#### Goal
Search the listing below for the word "this" and copy each line that holds it.

[Start]

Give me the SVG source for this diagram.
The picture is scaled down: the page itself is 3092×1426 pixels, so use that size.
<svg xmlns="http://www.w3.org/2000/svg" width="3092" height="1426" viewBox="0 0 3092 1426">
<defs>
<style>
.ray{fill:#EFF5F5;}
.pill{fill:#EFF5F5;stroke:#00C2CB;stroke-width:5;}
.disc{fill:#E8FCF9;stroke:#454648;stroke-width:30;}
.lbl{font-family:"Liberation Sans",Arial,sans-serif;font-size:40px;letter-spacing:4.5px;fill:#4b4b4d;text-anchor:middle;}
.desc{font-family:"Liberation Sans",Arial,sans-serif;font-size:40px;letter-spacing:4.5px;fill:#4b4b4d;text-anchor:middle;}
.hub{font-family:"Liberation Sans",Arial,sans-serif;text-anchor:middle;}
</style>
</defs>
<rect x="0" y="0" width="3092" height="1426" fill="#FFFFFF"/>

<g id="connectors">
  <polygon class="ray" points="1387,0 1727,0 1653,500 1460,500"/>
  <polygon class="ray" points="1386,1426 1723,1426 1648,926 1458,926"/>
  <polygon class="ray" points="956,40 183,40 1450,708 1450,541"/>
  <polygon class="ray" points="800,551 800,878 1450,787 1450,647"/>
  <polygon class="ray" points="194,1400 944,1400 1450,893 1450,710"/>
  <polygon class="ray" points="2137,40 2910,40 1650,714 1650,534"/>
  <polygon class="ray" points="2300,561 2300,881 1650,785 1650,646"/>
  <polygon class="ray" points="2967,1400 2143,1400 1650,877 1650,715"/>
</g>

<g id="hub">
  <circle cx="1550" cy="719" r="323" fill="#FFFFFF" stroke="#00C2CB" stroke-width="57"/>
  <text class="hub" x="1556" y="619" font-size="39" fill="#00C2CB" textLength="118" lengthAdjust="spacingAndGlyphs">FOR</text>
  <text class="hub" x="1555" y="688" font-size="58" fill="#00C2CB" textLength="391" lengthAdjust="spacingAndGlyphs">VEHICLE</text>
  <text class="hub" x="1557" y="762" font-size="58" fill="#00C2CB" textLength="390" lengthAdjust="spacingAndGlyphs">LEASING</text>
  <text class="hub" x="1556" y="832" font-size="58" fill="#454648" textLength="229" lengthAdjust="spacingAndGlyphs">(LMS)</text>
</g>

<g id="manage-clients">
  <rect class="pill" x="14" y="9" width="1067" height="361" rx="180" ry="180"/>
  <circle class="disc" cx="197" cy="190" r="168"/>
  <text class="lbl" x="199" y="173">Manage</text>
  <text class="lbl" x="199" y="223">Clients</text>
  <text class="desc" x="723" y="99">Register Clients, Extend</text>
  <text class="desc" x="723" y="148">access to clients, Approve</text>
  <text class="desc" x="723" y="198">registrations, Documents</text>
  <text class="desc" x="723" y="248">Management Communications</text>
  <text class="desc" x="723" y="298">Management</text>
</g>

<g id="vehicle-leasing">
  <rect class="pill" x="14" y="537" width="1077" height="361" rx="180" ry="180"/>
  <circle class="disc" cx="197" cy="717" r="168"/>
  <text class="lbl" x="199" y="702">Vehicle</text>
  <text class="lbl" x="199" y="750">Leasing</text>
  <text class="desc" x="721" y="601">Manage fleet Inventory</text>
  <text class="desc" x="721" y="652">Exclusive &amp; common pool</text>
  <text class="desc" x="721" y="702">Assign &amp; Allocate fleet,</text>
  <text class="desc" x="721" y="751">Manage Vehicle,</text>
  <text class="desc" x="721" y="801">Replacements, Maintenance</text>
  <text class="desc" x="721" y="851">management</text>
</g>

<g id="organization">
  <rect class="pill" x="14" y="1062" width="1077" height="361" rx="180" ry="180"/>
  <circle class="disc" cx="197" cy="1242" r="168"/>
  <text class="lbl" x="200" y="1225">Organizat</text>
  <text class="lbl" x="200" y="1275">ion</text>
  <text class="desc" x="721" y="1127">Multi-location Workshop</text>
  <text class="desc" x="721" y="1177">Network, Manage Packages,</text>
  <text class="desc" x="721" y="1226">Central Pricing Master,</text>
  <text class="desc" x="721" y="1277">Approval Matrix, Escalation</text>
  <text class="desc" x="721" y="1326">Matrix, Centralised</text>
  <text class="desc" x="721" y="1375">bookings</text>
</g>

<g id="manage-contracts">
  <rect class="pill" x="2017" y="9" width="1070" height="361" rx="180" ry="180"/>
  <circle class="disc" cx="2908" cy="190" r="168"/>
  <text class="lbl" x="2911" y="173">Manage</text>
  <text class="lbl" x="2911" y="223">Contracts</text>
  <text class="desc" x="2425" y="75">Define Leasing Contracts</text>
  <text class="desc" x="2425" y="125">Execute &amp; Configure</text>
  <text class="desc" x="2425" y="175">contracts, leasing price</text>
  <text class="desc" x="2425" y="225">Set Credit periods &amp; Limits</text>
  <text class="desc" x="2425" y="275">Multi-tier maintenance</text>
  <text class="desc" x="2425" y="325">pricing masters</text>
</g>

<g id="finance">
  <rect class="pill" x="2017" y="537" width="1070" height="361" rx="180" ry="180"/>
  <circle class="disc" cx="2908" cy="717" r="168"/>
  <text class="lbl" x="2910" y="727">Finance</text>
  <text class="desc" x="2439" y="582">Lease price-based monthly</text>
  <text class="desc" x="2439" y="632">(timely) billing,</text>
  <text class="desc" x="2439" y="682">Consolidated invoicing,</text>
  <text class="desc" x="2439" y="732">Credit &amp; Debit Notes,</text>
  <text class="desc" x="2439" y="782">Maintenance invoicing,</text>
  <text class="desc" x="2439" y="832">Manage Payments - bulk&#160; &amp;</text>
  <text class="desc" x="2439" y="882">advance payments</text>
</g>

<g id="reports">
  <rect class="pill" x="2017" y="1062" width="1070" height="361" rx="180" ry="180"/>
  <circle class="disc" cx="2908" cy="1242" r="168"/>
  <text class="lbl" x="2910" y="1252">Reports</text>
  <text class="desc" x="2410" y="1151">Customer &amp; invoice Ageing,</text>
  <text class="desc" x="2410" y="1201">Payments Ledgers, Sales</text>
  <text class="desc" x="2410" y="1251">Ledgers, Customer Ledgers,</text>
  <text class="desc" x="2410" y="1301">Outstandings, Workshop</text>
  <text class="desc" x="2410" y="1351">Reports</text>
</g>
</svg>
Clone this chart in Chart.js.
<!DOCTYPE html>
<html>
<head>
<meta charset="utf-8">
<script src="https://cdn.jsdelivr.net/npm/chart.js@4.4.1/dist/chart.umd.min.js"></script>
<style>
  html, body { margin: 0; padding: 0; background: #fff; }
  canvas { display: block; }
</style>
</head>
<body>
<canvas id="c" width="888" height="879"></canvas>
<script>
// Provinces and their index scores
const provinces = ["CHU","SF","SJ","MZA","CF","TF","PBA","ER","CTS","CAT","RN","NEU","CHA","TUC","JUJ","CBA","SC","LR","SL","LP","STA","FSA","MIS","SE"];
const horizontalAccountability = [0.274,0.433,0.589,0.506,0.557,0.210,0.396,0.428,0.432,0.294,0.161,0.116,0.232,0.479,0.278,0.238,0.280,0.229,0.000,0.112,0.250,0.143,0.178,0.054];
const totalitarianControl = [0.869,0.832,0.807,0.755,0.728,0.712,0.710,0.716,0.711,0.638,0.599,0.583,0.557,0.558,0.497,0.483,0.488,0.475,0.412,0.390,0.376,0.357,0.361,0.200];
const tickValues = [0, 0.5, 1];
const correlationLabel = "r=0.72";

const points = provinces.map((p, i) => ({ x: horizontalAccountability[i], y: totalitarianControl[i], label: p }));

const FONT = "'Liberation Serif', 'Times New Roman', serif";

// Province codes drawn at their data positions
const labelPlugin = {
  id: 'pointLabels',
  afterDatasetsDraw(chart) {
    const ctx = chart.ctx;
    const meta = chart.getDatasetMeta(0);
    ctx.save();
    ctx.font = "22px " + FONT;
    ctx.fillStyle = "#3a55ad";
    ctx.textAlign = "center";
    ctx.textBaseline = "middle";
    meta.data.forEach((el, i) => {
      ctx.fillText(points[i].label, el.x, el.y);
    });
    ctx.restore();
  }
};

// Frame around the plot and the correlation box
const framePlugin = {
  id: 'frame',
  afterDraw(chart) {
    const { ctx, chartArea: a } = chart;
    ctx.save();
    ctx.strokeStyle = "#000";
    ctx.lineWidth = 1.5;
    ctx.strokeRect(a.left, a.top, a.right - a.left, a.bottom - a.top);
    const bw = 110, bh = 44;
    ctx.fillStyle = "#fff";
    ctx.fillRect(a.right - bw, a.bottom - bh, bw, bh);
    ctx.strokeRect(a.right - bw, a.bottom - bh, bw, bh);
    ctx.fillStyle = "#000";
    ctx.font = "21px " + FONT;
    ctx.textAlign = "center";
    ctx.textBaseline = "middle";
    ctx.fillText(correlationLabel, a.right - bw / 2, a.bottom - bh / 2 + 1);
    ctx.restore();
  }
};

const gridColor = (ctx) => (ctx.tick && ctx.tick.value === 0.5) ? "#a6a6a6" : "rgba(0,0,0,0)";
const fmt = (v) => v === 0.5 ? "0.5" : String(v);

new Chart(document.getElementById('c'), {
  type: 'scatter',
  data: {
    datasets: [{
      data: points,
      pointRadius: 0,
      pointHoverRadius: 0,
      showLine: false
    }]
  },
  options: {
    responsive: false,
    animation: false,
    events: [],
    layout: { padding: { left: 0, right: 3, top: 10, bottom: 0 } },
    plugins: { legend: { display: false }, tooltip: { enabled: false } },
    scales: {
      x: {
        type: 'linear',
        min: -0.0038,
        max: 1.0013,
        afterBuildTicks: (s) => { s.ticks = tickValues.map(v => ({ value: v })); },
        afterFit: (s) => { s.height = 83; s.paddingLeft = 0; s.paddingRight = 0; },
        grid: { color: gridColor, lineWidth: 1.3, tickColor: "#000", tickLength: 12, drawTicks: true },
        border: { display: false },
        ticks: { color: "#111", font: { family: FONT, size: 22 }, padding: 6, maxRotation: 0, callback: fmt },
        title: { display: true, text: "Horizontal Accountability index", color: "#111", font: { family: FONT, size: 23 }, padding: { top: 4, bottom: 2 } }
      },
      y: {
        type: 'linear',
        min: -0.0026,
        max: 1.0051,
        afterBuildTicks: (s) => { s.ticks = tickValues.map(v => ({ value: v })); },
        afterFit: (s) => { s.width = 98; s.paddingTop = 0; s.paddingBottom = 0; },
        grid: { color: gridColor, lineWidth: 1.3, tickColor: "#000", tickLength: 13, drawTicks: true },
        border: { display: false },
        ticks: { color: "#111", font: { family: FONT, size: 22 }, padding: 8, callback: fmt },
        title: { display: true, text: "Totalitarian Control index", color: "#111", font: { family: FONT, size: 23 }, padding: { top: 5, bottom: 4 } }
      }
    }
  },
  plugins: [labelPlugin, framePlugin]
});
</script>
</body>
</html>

[End]

#### Written answer
Give me the SVG source for this diagram.
Clone this chart in Chart.js.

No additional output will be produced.